這個想法深深的刺痛了楚一涵的心,可是,扣扣在樹下對肖若晨說的情真意切,那不是應該對他說的嗎?
扣扣……
“扣扣是這麼對你說的嗎?”他想知道,她有沒有說過什麼。
“不,她並不知道,我沒有告訴過她,她並不知道你一直在找她。”院長說的很平靜,楚一涵卻再也不能平靜。
“你爲什麼不告訴她,爲什麼不告訴我,你憑什麼阻隔在我們中間,如果她知道以後還是選擇離開,那麼,我死心,可是你沒有,你知不知道她把肖若晨當成了我,肖若晨卻負了她,她現在正失魂落魄的在那哭呢,你有什麼資格這麼做?你也是傷她的人之一!”楚一涵的情緒徹底的失控了,他自認爲能把握好自己的生活,卻沒想到自己最在意的被人擺佈,這是他不能容忍的。
院長一愣,微微動容,“穎兒,難道真的是我錯了嗎?”
那場突如其來的車禍,差點要了穎兒的命,她只是想要保護她,僅此而已,難道她真的錯了嗎?
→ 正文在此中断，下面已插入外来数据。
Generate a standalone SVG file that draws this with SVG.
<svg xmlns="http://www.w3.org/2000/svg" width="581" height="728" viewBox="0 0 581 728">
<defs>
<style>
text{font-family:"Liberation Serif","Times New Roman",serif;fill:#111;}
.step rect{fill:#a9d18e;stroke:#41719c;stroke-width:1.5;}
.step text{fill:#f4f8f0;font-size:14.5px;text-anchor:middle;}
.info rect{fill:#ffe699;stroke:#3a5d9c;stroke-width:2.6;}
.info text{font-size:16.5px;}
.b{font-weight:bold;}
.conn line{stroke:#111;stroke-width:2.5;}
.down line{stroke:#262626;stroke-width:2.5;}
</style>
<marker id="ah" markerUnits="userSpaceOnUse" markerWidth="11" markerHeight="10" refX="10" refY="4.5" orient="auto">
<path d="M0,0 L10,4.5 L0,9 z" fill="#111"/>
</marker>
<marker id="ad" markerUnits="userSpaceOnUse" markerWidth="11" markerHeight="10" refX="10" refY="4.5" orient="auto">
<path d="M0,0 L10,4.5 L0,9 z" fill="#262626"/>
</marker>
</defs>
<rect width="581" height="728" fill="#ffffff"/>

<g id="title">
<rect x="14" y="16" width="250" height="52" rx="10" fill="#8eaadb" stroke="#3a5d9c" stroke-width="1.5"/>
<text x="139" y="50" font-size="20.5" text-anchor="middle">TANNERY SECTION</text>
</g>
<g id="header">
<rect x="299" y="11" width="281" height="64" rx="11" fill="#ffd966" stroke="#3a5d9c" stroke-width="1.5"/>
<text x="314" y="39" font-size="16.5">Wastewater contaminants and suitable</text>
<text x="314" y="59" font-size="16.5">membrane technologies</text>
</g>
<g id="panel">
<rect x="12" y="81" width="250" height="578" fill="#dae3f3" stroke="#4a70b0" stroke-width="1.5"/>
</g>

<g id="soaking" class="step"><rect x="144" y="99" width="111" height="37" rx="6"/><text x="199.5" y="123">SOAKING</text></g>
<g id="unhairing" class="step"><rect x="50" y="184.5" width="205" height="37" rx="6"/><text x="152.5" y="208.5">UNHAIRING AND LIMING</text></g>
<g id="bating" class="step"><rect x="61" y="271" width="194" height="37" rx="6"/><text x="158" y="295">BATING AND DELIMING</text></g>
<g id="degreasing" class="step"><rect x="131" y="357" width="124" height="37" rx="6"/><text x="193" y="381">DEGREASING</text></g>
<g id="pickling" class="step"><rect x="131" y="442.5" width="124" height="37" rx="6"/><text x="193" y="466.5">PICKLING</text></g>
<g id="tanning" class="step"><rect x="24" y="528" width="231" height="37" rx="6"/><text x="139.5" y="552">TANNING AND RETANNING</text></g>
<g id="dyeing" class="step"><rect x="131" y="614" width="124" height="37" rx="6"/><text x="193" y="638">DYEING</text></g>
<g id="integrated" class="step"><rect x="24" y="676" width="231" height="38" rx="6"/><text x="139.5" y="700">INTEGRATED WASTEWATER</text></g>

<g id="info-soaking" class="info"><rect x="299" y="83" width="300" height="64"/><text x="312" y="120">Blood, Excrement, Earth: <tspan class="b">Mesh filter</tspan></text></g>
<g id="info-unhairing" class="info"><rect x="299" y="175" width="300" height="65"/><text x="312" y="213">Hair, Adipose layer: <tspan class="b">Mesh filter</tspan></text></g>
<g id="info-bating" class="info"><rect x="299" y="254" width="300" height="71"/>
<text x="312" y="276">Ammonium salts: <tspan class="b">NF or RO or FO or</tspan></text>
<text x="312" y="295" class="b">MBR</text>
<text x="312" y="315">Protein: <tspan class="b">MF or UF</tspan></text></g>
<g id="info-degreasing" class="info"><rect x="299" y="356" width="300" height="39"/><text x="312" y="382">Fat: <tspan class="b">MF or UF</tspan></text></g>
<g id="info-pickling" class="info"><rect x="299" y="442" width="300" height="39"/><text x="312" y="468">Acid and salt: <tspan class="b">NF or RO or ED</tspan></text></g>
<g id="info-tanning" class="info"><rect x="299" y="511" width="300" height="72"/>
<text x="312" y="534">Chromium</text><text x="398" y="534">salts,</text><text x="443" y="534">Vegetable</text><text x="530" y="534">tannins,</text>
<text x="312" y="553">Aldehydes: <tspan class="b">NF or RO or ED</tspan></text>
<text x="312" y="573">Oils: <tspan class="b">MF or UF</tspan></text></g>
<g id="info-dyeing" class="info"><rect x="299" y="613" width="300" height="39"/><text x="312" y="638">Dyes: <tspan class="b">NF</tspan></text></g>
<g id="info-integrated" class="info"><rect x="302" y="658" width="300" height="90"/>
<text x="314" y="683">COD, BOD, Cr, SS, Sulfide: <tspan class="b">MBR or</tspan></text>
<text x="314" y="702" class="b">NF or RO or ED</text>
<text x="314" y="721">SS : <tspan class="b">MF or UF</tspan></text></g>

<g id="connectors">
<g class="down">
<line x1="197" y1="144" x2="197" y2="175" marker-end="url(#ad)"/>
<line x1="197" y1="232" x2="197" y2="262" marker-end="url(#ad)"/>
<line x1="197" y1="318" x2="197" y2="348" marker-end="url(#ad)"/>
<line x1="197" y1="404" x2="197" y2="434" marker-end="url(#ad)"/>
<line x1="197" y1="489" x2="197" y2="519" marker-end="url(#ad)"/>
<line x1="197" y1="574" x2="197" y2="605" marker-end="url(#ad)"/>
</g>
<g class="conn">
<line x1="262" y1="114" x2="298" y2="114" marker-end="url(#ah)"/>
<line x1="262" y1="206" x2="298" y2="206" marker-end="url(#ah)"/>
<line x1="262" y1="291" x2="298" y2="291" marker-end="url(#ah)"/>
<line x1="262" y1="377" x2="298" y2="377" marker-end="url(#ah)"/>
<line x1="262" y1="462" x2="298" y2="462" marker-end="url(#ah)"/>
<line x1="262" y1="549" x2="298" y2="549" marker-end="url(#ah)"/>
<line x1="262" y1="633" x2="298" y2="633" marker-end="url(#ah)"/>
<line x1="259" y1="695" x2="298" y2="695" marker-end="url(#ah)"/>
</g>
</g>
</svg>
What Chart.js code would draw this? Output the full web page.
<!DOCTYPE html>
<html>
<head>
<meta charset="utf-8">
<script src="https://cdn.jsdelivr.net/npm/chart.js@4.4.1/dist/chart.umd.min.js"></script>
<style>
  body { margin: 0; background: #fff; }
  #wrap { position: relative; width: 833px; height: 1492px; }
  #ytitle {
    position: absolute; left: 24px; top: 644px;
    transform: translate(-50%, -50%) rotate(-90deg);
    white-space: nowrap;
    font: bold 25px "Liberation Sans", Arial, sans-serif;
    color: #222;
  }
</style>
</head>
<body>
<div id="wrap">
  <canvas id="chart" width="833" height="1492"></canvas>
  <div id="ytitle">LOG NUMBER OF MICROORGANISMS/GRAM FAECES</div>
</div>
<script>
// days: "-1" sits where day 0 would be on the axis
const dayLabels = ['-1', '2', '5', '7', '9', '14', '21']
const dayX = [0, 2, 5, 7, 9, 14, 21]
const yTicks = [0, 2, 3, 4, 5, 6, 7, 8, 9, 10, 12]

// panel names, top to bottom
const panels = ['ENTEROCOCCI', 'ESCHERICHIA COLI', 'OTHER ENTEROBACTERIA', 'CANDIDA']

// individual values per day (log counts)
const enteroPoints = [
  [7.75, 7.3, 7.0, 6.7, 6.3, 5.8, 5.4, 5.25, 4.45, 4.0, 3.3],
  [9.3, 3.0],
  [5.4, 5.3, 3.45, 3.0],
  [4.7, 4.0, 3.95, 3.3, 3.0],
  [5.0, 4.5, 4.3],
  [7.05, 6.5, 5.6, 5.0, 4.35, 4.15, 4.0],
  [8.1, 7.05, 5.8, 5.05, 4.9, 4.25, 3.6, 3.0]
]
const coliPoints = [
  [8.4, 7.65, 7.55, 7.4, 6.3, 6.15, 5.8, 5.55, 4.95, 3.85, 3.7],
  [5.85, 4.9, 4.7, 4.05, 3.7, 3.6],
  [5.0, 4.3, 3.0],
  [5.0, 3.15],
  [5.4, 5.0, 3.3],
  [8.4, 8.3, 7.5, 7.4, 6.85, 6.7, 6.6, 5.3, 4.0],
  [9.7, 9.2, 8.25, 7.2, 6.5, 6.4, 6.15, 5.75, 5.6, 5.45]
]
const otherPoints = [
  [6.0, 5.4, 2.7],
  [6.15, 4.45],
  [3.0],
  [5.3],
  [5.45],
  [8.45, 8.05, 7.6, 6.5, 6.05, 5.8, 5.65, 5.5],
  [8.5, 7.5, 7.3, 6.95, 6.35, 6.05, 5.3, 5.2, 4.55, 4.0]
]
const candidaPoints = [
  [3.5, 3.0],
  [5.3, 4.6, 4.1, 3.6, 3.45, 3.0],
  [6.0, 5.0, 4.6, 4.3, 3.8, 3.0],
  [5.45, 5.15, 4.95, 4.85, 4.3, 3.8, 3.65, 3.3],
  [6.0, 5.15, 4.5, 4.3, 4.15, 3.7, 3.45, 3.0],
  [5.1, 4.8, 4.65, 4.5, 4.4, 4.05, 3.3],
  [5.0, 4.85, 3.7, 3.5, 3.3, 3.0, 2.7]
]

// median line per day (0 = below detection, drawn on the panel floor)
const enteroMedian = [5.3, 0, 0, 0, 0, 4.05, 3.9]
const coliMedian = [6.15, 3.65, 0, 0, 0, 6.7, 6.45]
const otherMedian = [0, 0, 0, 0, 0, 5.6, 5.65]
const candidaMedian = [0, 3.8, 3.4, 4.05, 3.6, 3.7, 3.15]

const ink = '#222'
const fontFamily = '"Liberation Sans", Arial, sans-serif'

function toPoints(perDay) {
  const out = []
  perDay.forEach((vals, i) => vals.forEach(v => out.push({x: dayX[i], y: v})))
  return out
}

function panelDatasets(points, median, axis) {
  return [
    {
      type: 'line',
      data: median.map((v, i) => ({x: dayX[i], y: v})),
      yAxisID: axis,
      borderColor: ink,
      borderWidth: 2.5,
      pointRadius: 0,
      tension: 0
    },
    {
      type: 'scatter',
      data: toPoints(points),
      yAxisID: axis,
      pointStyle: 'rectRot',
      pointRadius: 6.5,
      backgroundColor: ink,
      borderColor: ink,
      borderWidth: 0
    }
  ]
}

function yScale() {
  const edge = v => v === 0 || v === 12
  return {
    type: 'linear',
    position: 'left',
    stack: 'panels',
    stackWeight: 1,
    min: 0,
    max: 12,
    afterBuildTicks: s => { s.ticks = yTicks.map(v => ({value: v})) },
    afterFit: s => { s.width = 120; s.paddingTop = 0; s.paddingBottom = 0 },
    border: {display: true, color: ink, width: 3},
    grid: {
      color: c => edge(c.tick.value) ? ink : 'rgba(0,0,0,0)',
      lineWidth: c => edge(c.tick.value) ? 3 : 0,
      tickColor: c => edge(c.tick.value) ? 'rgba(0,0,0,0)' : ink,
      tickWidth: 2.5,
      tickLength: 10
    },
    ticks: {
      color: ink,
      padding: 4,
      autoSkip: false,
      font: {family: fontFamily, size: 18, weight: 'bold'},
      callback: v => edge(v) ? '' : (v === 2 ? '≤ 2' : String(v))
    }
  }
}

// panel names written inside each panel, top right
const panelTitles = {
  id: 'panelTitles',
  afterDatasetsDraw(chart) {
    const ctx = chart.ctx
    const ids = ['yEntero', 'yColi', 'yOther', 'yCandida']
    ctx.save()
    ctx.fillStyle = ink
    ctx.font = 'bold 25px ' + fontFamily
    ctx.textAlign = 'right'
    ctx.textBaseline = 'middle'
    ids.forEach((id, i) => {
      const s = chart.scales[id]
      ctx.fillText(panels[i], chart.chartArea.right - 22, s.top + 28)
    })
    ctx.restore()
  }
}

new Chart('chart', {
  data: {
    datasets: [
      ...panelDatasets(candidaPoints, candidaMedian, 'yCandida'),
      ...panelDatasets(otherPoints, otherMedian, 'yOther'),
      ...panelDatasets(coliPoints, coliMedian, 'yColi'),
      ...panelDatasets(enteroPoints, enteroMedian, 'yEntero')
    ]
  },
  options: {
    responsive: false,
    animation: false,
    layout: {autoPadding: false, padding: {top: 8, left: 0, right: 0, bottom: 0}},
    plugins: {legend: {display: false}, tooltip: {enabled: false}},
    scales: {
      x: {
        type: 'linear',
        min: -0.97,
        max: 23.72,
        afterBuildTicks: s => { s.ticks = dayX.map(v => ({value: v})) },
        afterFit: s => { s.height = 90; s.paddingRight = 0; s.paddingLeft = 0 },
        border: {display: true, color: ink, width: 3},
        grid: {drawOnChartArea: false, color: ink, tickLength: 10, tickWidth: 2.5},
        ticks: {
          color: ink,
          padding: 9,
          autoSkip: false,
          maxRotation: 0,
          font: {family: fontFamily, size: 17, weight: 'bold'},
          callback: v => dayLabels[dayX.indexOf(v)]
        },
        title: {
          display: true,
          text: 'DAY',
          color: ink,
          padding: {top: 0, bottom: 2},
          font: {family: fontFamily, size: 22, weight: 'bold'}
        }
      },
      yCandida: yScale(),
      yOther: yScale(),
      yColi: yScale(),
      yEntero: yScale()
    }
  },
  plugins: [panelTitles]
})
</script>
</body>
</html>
那天,她還是一如往常的給孩子們準備食物,卻突然得到消息,穎兒出了車禍,她慌亂的跑出去,看到渾身是血的穎兒躺在地上一動不動,而那輛沾滿穎兒鮮血的車子非但沒有停下,卻加足馬力駛向穎兒。
她瘋了似的擋在車前,戴墨鏡的男子看到有人衝出來,手一抖,車子偏了,擦着她的身體撞到了牆上,巨大的火花噴了出來,人車俱焚,沒有留下任何的痕跡。
而她卻留下了腰疾,每到變天的時候,便疼痛難忍,穎兒傷到了腦部,失去了部分記憶。
這麼多年過去了,那驚心動魄的一幕,仍然像個噩夢一樣糾纏不清,那輛車她也一直在查,因爲那場車禍不是意外,而是蓄意謀殺。
所以,她要小心更加小心,謹慎更加謹慎,併爲穎兒換了個名字,取名夏穎。
當楚一涵找來的時候,她下意識的隱瞞,她不能有任何的閃失,否則她就對不起夢兒,夢兒在九泉之下也不會瞑目的。
楚一涵十多年來一直資助聖母孤兒院,他的人品跟氣度,讓她欣慰,當她想和盤托出的時候,卻得知楚一涵已經結婚,穎兒也愛上了別人,而且很開心,到嘴邊的話就這麼被擱下了,一擱又是好幾年。
“你不是已經結婚了嗎?”院長心有疑問。
“拜你所賜,我以爲她是扣扣,她也是孤兒,而且會揹我教給扣扣的詩,我就把她當成扣扣了,結婚以後,我才發現她並不知道當年的那些事,她騙了我,我想過要離婚,她卻病了,查出是胃癌晚期,我放棄了離婚的念頭,全心全意的照顧她,三年的婚姻,沒有愛情也還是有親情,可她爲了不拖累我,不讓我看到她化療掉光頭髮的樣子,她自己策劃了一場車禍,臨死告訴我,她不是扣扣,一直以來她小心翼翼的呵護着我們的婚姻,艱難的維持,直到生命的枯竭,她說,她不知道沒有我的日子該怎麼過,卻終還是走在了我的前面,對她我只有愧疚,卻恨不起來。”楚一涵望向遠方,目光遙遠悲涼,他也是傷害她的人啊。
“天意弄人,天意弄人啊!”院長喃喃自語。
“從今天起,摩橡斷絕對聖母孤兒院的所有資金資助。”楚一涵不理會院長的自言自語,丟下一句話,徑自走開。
這個地方,他,以後絕不會再踏入一步。